Pipelines already have established oversight programs. The testing on RFG and RBOB recommended by EPA will be included in current testing procedures.

The regulations specify the test methods to use for testing RFG. The EPA methods are in most cases elaborate laboratory procedures impractical in the field, said Thompson.

For an oversight program, pipelines will have to use alternate field test methods and correlate the test results with the approved test method.

EPA-recommended test methods and typical pipeline test methods will only differ on certain tests.

EPA and the pipelines will both use ASTM D5191 for Rvp. The EPA will use D3606 for benzene while the pipelines will use D3606, D4815, D4420, and portable IR analyzers.

The EPA will use the GC-OFID method to test oxygen and allow D4815 until 1998; the pipelines will use D4815 or portable IR analyzers.

EPA will enforce rules for Rvp, oxygen, and benzene content. The agency will not take enforcement action, however, if a sample tests over the standard but within the tolerance downstream of the refinery.

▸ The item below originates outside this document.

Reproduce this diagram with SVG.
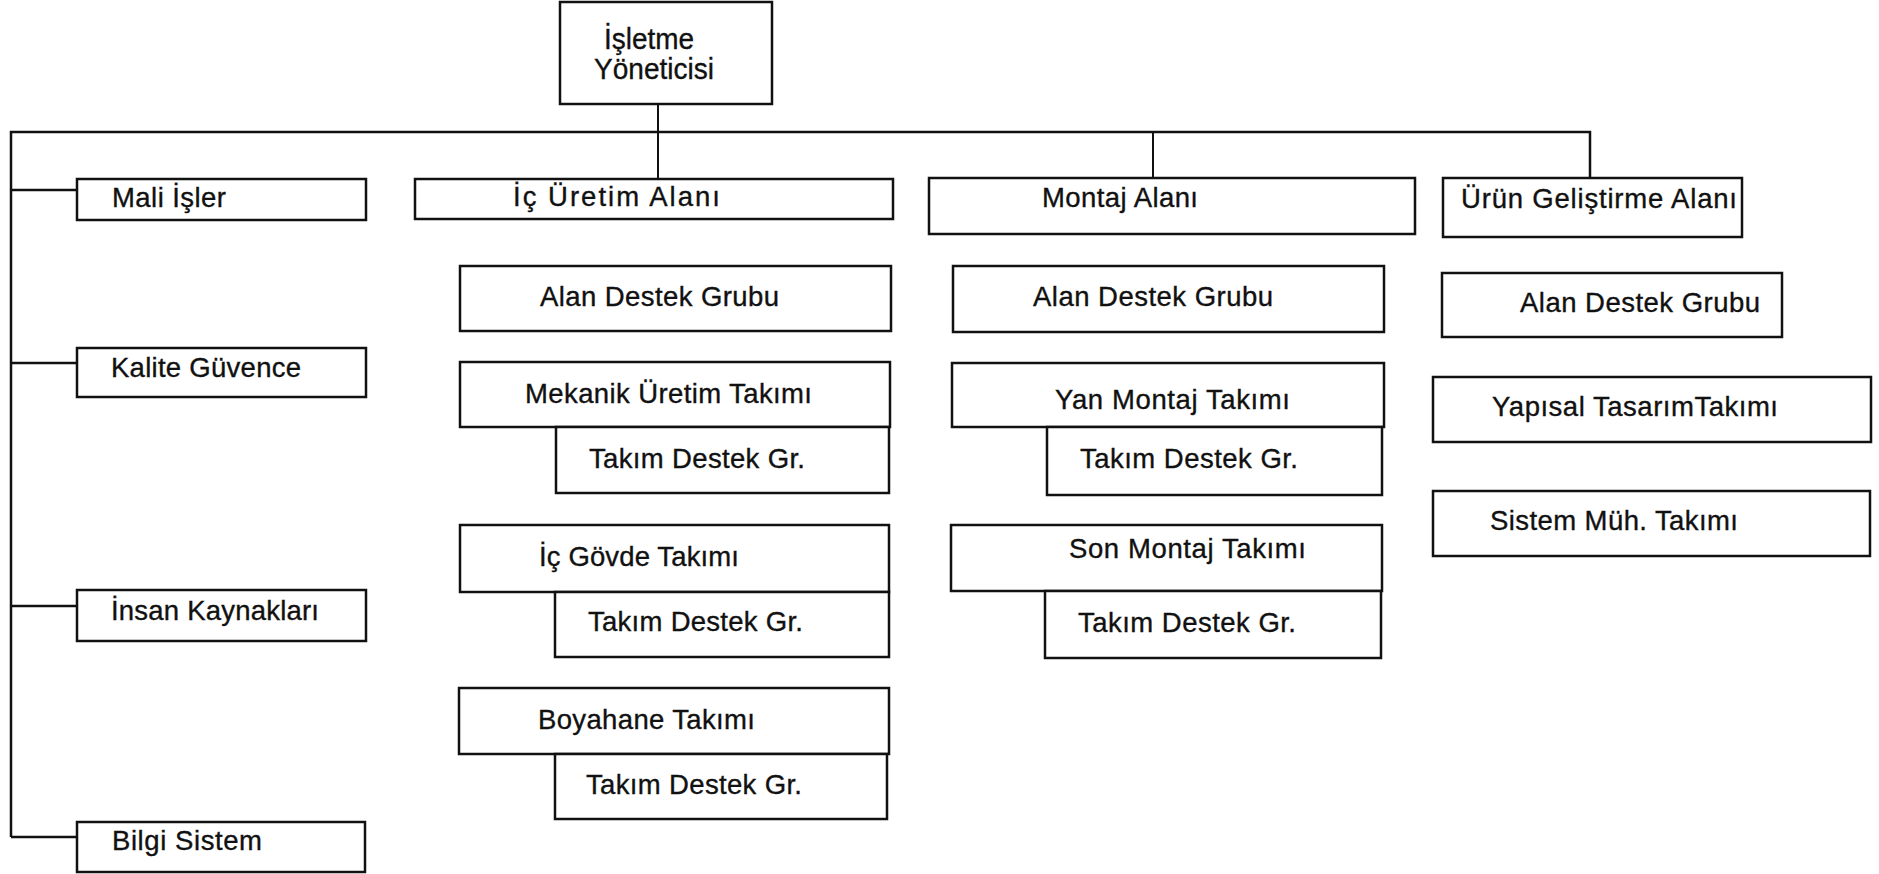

Record keeping requirements for pipelines are the following:

  • Product transfer documentation for all RFG, RBOB, or conventional gasoline.

  • Data retained for any sampling and testing of RFG or RBOB include location, date, time, tank or truck identification for each sample; identification of who sampled and who conducted the test; results of tests; and for noncompliance, actions taken to stop sale and measure to prevent future noncompliance.

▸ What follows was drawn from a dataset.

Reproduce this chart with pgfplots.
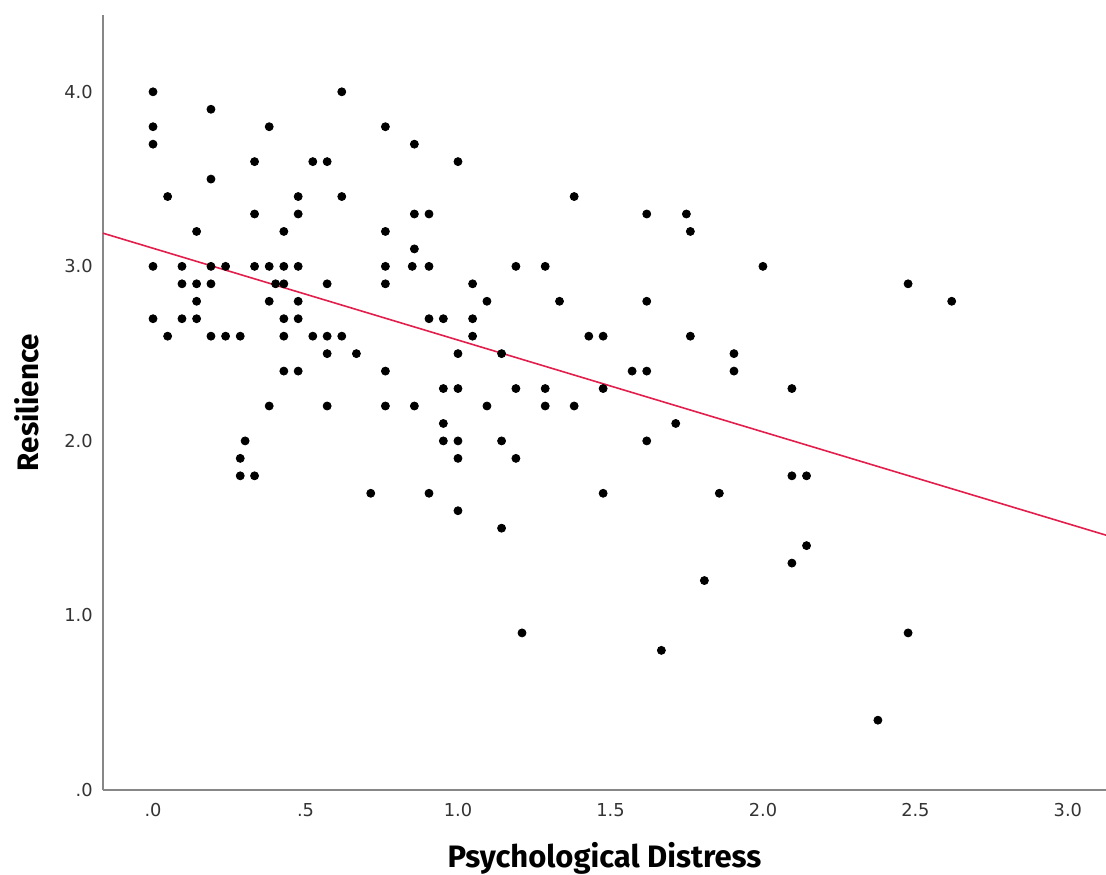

All records must be kept for 5 years.

UNANSWERED QUESTIONS

Thompson said some unanswered questions remain:

  • Will the EPA allow the blending of RFG-fuel oil mix, that is at their interface, into RFG in geographic areas where there is no conventional gasoline?

  • Will the EPA allow blending RFG-conventional mix into conventional gasoline?

  • Will pipeline product codes be sufficient transfer documentation to identify product characteristics, minimum and maximum specifications, and required statements?

  • Will the EPA clarify the use of alternate test methods for oversight programs as a defense?

  • Will the EPA clarify its position on product documentation during changeover transition periods?